Que conclut l’autrice[1] de cette étude consacrée au sexisme de la société et de la langue? Baider estime que le sexisme se cache sous des emplois qui peuvent sembler anodins, que la différence de sens entre les syntagmes masculins et féminins se fait systématiquement au détriment du nom femme, que, parallèlement à cette étude, une étude de péjoration « pourrait être faite pour les termes désignant les autres ‘‘ races ’’ que la ‘‘ race’’ dominante, les autres sexualités que la prétendue normale, les autres classes que celle qui est au pouvoir, comme en témoigne la péjoration des noms gay et nègre » (p. 232). Baider s’interroge finalement sur la possibilité de « se réapproprier » la langue ou, du moins, « l’image déformée ou tronquée qu’elle nous renvoie de la réalité, et surtout de nous-mêmes » (p. 232). Il lui semble, toutefois, difficile de le faire puisque la langue est celle de l’« être humain » et non celle de l’« être féminin ». Aussi, pour que la femme construise son identité et s’affirme comme sujet, elle se doit de retourner le regard que l’on pose sur elle.

L’ouvrage de Baider, qui démontre la dissymétrie existant dans l’emploi des syntagmes féminins et masculins, prouve, une fois encore, la discrimination qui se fait à l’endroit de la femme par l’entremise de la langue, discrimination qui ne s’est pas atténuée au cours des siècles ou si peu.
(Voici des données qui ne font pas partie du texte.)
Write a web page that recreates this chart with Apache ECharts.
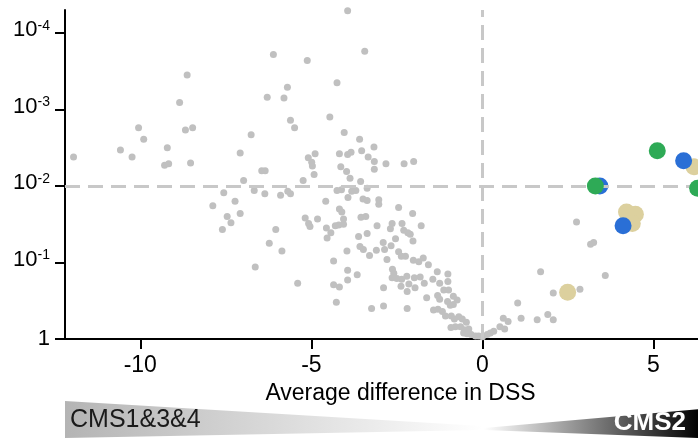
<!DOCTYPE html>
<html>
<head>
<meta charset="utf-8">
<script src="https://cdn.jsdelivr.net/npm/echarts@6/dist/echarts.min.js"></script>
<style>html,body{margin:0;padding:0;background:#fff}#c{width:698px;height:442px}</style>
</head>
<body>
<div id="c"></div>
<script>
// x = average difference in DSS, y = -log10(p)
const grayX = [-11.95,-10.58,-10.24,-10.05,-9.90,-9.21,-9.29,-9.17,-8.85,-8.63,-8.68,-8.47,-8.53,-7.08,-6.76,-6.98,-3.94,-6.11,-5.12,-3.44,-4.25,-5.70,-6.29,-5.80,-5.61,-5.49,-4.46,-4.04,-3.59,-3.17,-3.53,-3.34,-3.16,-3.16,-2.82,-2.29,-2.01,-5.09,-4.89,-4.99,-4.97,-4.92,-4.18,-3.94,-3.84,-4.14,-3.97,-6.45,-6.35,-5.24,-3.87,-3.56,
-7.56,-6.67,-6.36,-5.90,-5.69,-5.61,-4.25,-4.12,-3.93,-7.23,-7.88,-4.58,-7.08,-7.46,-7.35,-4.18,-4.11,-5.18,-4.82,-5.08,-5.04,-4.06,-4.30,-4.20,-4.06,-4.56,-4.43,-7.60,-6.04,-4.54,-3.82,-3.70,-3.37,-3.49,-3.37,-3.03,-3.03,-2.45,-2.04,-3.55,-3.41,-3.08,-2.64,-2.69,-2.35,-2.30,-2.18,-1.79,-2.11,-3.37,-3.62,-2.54,
-6.23,-5.86,-6.64,-5.40,-2.03,-3.58,-3.48,-3.96,-3.30,-2.90,-2.86,-2.79,-3.10,-2.67,-2.45,-2.37,-2.25,-4.35,-3.94,-3.94,-3.66,-4.35,-4.18,-4.27,-3.24,-2.89,-2.89,-2.20,-2.63,-2.59,-2.64,-2.50,-2.36,-2.21,-2.38,-2.20,-2.15,-1.99,-1.97,-1.82,-2.02,-1.73,-1.86,-1.58,-1.32,-1.01,-1.70,-1.45,-1.25,-1.01,-1.63,-1.31,-1.25,-1.13,-0.99,-0.85,-0.74,-1.02,-0.94,-1.43,-1.30,-1.17,-1.08,-0.85,-0.91,-0.82,-0.69,-0.59,-0.47,-0.92,-0.79,-0.64,-0.53,-0.40,-0.45,-0.33,-0.20,-0.11,-0.55,
2.75,3.16,3.25,1.70,3.59,2.07,2.85,1.03,1.13,1.60,1.91,2.07,0.61,0.75,0.51,0.65,0.33,0.23,0.14,0.00];
const grayY = [2.38,2.47,2.38,2.76,2.61,2.50,2.27,2.29,3.09,3.45,2.73,2.76,2.30,2.43,2.67,2.07,4.29,3.72,3.64,3.76,3.35,3.29,3.16,3.15,2.86,2.76,2.90,2.70,2.61,2.51,2.46,2.38,2.32,2.22,2.29,2.29,2.32,2.37,2.42,2.31,2.26,2.15,2.42,2.41,2.44,2.25,2.19,2.20,2.20,2.07,2.10,2.06,
1.91,1.94,1.90,1.88,1.93,1.90,1.94,1.95,1.85,1.80,1.74,1.80,1.64,1.60,1.52,1.70,1.66,1.58,1.57,1.51,1.47,1.57,1.48,1.49,1.50,1.45,1.39,1.43,1.43,1.32,1.93,1.94,1.97,1.83,1.81,1.82,1.76,1.72,1.64,1.59,1.60,1.48,1.51,1.44,1.51,1.42,1.39,1.48,1.37,1.38,1.34,1.31,
1.25,1.15,0.94,0.73,1.28,1.21,1.17,1.15,1.09,1.26,1.17,1.04,1.16,1.22,1.14,1.08,1.08,1.02,0.90,0.77,0.84,0.71,0.68,0.48,0.40,0.43,0.67,0.40,0.91,0.86,0.80,0.79,0.78,0.82,0.69,0.62,0.72,0.80,0.67,0.81,1.03,1.06,1.01,0.97,0.88,0.85,0.73,0.78,0.73,0.75,0.54,0.57,0.52,0.64,0.64,0.56,0.51,0.49,0.44,0.38,0.39,0.36,0.30,0.45,0.30,0.26,0.29,0.26,0.22,0.15,0.16,0.16,0.12,0.13,0.07,0.06,0.04,0.04,0.08,
1.53,1.24,1.26,0.88,0.83,0.60,0.65,0.47,0.27,0.25,0.32,0.25,0.27,0.23,0.16,0.13,0.10,0.08,0.06,0.03];
const tanX = [2.49,4.21,4.47,4.38,6.18];
const tanY = [0.61,1.66,1.63,1.51,2.25];
const blueX = [4.11,3.43,5.88];
const blueY = [1.48,2.00,2.33];
const greenX = [3.30,5.11,6.29];
const greenY = [2.00,2.46,1.97];
const xTicks = [-10,-5,0,5];
const yTicks = [0,1,2,3,4];
const xTitle = 'Average difference in DSS';
const leftLabel = 'CMS1&3&4';
const rightLabel = 'CMS2';

const zip = (a,b) => a.map((v,i)=>[v,b[i]]);
const FONT = '"Liberation Sans", Arial, sans-serif';
const chart = echarts.init(document.getElementById('c'), null, {renderer:'canvas'});
chart.setOption({
  animation: false,
  backgroundColor: '#fff',
  grid: {left: 65, top: 10, bottom: 103, right: 0, containLabel: false},
  xAxis: {
    type: 'value', min: -12.2, max: 6.3,
    splitLine: {show: false},
    axisLine: {onZero: false, lineStyle: {color: '#000', width: 2}},
    axisTick: {customValues: xTicks, length: 10, lineStyle: {color: '#000', width: 2}},
    axisLabel: {customValues: xTicks, margin: 15, color: '#000', fontSize: 23, fontFamily: FONT},
    name: xTitle, nameLocation: 'middle', nameGap: 40,
    nameTextStyle: {color: '#000', fontSize: 23, fontFamily: FONT, padding: [0, 0, 0, 38]}
  },
  yAxis: {
    type: 'value', min: 0, max: 4.3,
    splitLine: {show: false},
    axisLine: {onZero: false, lineStyle: {color: '#000', width: 2}},
    axisTick: {customValues: yTicks, length: 10, lineStyle: {color: '#000', width: 2}},
    axisLabel: {
      customValues: yTicks, margin: 15, color: '#000', fontFamily: FONT,
      formatter: v => v === 0 ? '{o|1}' : '{b|10}{s|-' + v + '}',
      rich: {
        o: {fontSize: 22, fontFamily: FONT, color: '#000'},
        b: {fontSize: 22, fontFamily: FONT, color: '#000', verticalAlign: 'bottom', padding: [0,0,6,0]},
        s: {fontSize: 14, fontFamily: FONT, color: '#000', verticalAlign: 'top'}
      }
    }
  },
  series: [
    {
      type: 'scatter', data: [], z: 1, silent: true,
      markLine: {
        silent: true, symbol: ['none','none'], label: {show: false},
        lineStyle: {color: '#c8c8c8', width: 3, type: [15, 8]},
        data: [{xAxis: 0}, {yAxis: 2}]
      }
    },
    {type: 'scatter', data: zip(grayX, grayY), symbolSize: 7, itemStyle: {color: '#c0c0c0', opacity: 1}, z: 2},
    {type: 'scatter', data: zip(tanX, tanY), symbolSize: 17, itemStyle: {color: '#dcd09e', opacity: 1}, z: 3},
    {type: 'scatter', data: zip(blueX, blueY), symbolSize: 17, itemStyle: {color: '#2a6fd6', opacity: 1}, z: 4},
    {type: 'scatter', data: zip(greenX, greenY), symbolSize: 17, itemStyle: {color: '#2eaa56', opacity: 1}, z: 5}
  ],
  graphic: [
    {type: 'polygon', shape: {points: [[65,401],[482,426],[482,430],[65,438]]},
     style: {fill: new echarts.graphic.LinearGradient(0,0,1,0,[{offset:0,color:'#b4b4b4'},{offset:1,color:'#ffffff'}])}},
    {type: 'polygon', shape: {points: [[484,428],[700,409],[700,438],[484,430]]},
     style: {fill: new echarts.graphic.LinearGradient(0,0,1,0,[{offset:0,color:'#ffffff'},{offset:1,color:'#000000'}])}},
    {type: 'text', left: 70, top: 408, style: {text: leftLabel, fill: '#1a1a1a', font: '25px ' + FONT}},
    {type: 'text', right: 12, top: 410, style: {text: rightLabel, fill: '#fff', font: 'bold 26px ' + FONT}}
  ]
});
</script>
</body>
</html>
Que dire aussi de la sexualisation de certains noms féminins qui continue de se perpétuer comme dans les noms coureuse et entraîneuse, alors que le sens premier de coureuse est celui d’une femme qui court et celui d’entraîneuse, d’une femme qui entraîne des chevaux ou des athlètes? Que dire également de l’utilisation du suffixe esse, suffixe « nettement féminin », employé par les adversaires de la féminisation (cheffesse, ministresse) pour dénigrer cette dernière? Cet ouvrage, fort pertinent, nous incite à poursuivre notre combat pour la parité linguistique. On aurait souhaité, toutefois, une version moins « thèse » de cet ouvrage (malgré les efforts que l’autrice a faits pour s’éloigner de ce genre) et plus « grand public » pour joindre un lectorat plus nombreux.